Excerpted records:
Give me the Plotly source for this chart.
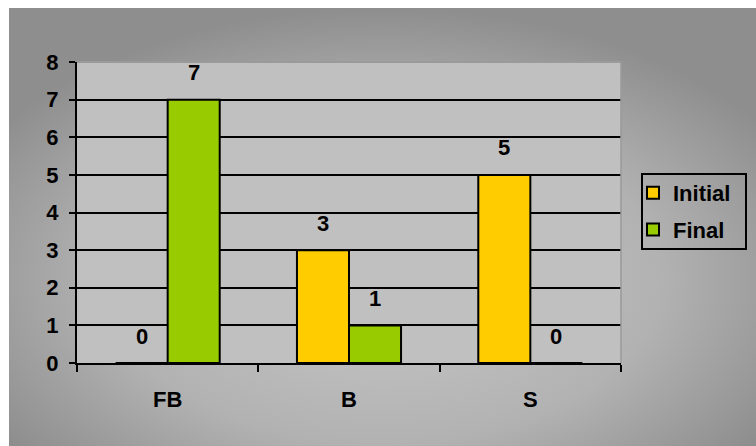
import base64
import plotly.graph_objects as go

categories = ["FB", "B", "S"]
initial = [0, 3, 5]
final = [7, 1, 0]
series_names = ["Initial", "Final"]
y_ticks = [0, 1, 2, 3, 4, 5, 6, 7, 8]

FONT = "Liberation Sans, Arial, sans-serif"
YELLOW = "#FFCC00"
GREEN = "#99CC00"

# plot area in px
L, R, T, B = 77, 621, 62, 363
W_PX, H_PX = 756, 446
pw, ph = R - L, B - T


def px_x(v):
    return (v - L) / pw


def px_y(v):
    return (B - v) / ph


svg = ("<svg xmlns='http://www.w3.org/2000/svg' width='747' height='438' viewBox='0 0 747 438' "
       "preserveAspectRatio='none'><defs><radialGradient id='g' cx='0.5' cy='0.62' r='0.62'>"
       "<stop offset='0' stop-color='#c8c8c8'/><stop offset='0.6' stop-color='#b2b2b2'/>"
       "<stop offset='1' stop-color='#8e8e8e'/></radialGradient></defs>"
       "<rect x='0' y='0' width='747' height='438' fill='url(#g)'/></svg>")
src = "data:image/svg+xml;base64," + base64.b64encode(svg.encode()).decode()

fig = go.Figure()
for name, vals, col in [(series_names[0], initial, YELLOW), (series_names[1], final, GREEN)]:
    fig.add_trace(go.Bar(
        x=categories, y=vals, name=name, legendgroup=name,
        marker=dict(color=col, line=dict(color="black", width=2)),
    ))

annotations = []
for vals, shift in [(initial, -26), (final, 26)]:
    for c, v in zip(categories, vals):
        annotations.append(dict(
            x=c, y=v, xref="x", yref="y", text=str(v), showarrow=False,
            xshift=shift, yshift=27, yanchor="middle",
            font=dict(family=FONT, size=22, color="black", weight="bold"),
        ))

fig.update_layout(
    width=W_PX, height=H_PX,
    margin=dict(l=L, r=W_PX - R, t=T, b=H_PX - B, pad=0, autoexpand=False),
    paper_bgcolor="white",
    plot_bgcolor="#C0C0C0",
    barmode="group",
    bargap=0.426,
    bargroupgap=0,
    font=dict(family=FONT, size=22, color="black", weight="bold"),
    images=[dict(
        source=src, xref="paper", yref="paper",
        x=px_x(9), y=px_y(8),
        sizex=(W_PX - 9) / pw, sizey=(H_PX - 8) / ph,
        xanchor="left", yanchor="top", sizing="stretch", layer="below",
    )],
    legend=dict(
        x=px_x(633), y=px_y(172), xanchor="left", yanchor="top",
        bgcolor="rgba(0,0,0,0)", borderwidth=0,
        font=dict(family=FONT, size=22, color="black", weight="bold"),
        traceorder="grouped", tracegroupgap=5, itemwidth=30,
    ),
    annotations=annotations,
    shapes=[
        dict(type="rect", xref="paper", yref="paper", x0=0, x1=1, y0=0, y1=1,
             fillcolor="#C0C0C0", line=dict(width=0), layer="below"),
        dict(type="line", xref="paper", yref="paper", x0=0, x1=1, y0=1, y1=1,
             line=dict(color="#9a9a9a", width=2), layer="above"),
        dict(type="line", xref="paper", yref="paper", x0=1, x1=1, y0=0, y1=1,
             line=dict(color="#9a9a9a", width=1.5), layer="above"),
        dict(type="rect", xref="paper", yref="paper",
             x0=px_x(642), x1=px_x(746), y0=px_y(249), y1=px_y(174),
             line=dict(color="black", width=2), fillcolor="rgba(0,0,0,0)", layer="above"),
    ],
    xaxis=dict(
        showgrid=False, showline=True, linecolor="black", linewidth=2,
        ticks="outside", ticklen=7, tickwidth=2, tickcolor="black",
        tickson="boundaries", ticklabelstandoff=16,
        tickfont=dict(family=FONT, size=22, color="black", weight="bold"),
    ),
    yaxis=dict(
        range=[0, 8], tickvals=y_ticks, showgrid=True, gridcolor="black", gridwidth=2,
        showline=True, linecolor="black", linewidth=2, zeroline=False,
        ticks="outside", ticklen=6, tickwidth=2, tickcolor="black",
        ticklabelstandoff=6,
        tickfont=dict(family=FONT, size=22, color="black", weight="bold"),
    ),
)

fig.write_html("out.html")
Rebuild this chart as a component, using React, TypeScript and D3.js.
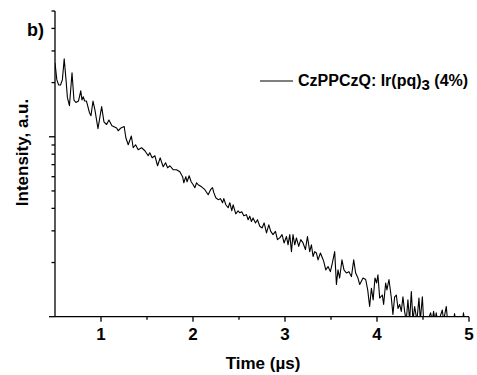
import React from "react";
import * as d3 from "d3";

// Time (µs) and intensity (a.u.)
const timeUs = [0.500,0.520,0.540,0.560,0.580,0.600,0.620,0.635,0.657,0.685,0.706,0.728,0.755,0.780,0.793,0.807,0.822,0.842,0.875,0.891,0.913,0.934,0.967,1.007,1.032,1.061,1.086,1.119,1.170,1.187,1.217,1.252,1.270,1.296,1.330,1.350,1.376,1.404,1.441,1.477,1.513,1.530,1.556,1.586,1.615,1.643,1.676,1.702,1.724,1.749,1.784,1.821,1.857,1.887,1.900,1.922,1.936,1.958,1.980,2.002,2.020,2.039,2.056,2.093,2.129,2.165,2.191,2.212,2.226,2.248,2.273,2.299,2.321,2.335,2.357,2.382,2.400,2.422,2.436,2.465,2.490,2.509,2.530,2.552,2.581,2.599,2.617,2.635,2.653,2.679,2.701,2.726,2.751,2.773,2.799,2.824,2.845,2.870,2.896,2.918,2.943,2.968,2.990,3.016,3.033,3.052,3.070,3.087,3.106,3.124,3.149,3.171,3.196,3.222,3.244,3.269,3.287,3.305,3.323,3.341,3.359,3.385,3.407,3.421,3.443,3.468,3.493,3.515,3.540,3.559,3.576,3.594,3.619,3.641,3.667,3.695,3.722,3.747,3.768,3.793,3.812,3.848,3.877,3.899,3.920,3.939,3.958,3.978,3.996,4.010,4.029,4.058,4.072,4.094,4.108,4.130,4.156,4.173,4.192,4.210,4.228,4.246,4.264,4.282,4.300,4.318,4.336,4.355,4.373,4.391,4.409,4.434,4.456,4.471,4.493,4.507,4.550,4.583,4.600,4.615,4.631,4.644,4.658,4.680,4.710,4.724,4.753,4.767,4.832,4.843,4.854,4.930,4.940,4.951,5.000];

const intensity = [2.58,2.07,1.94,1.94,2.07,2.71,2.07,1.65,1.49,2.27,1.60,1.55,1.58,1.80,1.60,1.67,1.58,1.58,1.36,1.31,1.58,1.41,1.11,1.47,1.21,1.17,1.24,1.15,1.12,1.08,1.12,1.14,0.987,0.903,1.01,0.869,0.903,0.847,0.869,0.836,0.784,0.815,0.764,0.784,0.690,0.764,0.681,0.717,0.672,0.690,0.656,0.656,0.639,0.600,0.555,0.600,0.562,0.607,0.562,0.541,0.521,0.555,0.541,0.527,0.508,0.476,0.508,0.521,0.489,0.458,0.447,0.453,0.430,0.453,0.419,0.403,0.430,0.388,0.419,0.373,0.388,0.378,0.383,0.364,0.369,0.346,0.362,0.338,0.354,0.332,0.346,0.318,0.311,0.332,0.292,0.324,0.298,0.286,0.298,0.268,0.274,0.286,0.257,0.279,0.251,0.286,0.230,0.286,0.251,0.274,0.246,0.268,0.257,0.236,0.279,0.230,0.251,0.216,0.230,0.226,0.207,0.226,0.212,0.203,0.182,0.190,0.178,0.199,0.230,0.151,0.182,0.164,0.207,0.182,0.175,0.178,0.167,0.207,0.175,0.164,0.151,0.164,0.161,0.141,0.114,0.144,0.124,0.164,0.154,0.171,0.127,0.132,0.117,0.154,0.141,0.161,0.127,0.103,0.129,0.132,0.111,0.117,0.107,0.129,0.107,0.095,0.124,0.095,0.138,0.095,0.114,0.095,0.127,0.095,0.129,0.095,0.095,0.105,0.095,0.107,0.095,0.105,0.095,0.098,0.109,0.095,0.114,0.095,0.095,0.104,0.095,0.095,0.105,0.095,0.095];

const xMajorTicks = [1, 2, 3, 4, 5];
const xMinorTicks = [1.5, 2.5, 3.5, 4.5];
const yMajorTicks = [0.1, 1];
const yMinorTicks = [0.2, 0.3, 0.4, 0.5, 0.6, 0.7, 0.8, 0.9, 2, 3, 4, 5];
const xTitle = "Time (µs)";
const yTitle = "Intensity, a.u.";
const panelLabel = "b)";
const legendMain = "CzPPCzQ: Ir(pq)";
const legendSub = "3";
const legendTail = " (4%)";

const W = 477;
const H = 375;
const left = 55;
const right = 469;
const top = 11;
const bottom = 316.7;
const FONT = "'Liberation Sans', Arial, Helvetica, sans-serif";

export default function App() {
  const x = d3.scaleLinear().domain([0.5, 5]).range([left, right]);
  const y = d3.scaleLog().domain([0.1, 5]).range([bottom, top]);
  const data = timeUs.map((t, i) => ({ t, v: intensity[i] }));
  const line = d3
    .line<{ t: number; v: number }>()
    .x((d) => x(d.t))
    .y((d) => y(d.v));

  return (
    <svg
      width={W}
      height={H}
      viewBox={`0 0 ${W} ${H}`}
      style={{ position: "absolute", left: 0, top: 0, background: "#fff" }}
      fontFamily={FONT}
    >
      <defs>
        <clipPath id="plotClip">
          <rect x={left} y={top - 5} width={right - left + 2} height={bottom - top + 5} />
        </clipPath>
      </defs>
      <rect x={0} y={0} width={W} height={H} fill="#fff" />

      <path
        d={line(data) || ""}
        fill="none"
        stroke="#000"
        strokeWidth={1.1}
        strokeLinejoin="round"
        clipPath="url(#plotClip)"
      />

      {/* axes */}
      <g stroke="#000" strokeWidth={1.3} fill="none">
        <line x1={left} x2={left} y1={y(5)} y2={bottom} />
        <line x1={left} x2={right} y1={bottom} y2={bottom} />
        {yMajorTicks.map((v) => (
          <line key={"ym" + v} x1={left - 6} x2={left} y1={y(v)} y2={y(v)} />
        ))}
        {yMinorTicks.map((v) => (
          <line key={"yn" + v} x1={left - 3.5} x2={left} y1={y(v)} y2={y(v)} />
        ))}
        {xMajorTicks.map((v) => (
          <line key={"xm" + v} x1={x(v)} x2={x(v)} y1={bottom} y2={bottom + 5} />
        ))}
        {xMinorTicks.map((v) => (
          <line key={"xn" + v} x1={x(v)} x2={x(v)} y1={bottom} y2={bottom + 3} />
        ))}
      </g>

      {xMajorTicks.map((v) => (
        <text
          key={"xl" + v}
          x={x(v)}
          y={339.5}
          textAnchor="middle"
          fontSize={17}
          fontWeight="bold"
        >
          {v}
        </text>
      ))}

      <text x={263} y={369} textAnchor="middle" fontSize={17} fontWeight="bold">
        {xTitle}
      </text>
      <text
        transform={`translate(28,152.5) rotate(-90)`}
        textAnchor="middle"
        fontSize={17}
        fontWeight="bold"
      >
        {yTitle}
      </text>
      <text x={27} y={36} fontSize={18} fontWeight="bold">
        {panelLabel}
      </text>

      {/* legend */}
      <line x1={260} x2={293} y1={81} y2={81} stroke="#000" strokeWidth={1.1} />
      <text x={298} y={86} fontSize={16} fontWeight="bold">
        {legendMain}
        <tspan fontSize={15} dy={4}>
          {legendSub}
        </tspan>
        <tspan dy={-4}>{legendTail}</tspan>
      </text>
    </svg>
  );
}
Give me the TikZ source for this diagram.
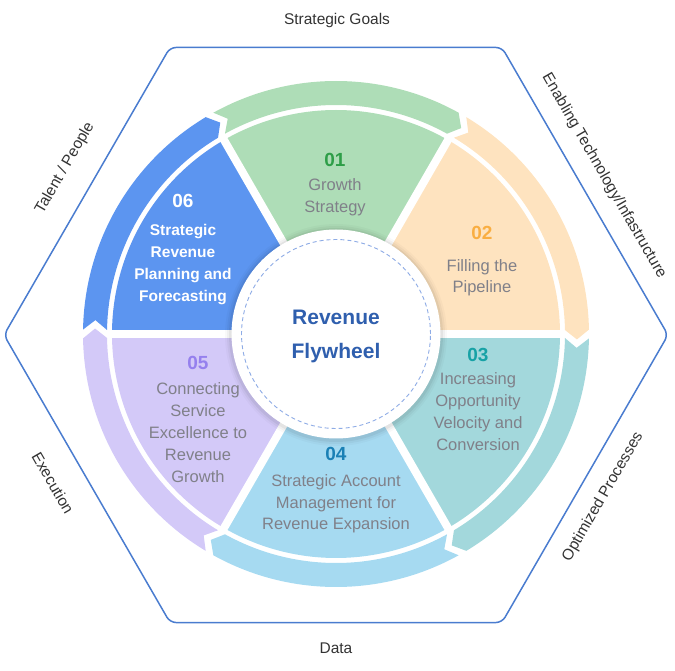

Goal of the exercise: Scan the lines for the string "React". Copy out each line that matches.

Written response:
Rebuild this chart as a component, using React, TypeScript and D3.js.
import React from "react";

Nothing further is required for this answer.